Am I just one of many? It can’t be. I am chosen.
“Oh, and she made yaki soba, and I learned how to give directions to a cab driver.”
“Uh…that’s cool. Yeah, we did all that.”
“She also showed me a little bit about Japanese flower arranging, which was kind of cool, because, you know, I was wanting to take a class or something, and now I think I’ll just pay her, you know, because she’ll give me a good rate I think, and she’ll, like, teach me Japanese at the same time. But you know what? To tell you the truth, I was most interested in the beautiful kimono collection she has. Did she show them to y
ou?”
“No.”
“God, you should see some of the designs! Oh, and her bonsai garden! Absolutely gorgeous. That woman can do anything, I swear. Oh! And she wants me to teach her Spanish! Que magnifica, no?”
“Oh, yeah, Spanish, that’s great. And the bonsai garden was…you know, just totally amazing. Very artistic.” The lies just pour out of me.
I sit down to look at my first students’ folders and pick a lesson, wondering if I should ask if Joy knows about Yoko’s husband’s philandering and her problems getting Fumiko married. I decide not to, figuring I need to hold on to something of the whole Yoko experience that is mine and only mine, even if it’s also everyone’s.
I pick out a lesson for my class and pull out my new Japanese book, starting in on the first chapter.
The first bell rings, and the other teachers begin flooding in. Joy tells everyone about my night at Yoko’s, and the questions start flying:
“Did you have those tiny cakes?”
“Wasn’t her apartment beautiful?”
“Did she play you any Disney songs on the harp?”
“Fumiko is always messing with her fingers!”
Hmph.
So my experience at Yoko’s wasn’t my own. That’s OK. The key is that I have begun to break down that language barrier and expose myself to the other side of the world.

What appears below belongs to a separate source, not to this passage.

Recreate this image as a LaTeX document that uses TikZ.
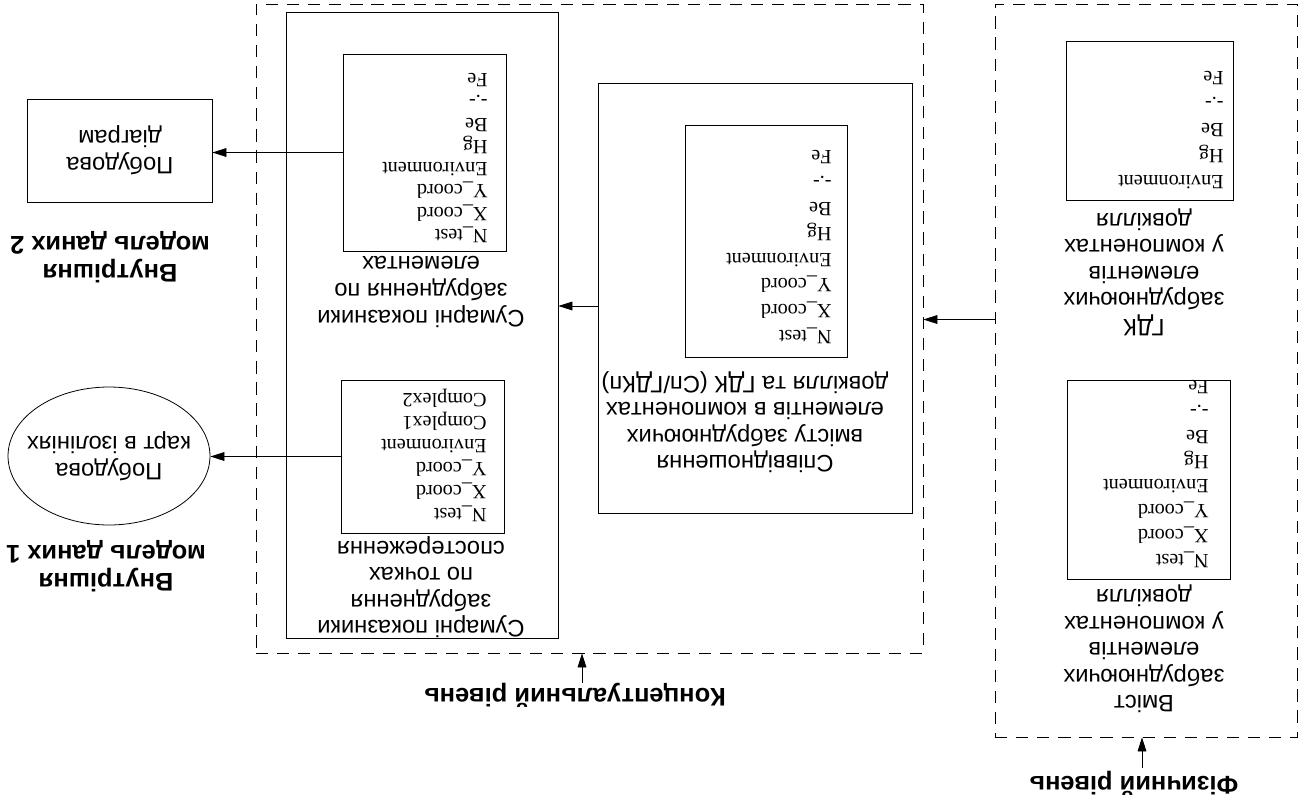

And I’m eating some great food in the meantime. It will happen brick by brick and stone by stone, but it will happen, and one day, I’ll look straight through to where a wall once stood with my Western eyes and not only be able to give a taxi driver directions, I’ll be able to ask him his opinion of the flat tax and banter with him good-naturedly about how dumb the U.S. health care system is.
But let’s not get ahead of ourselves. There are some basics we must cover before shooting for the stars. Like talking about food in the free conversation room, for example.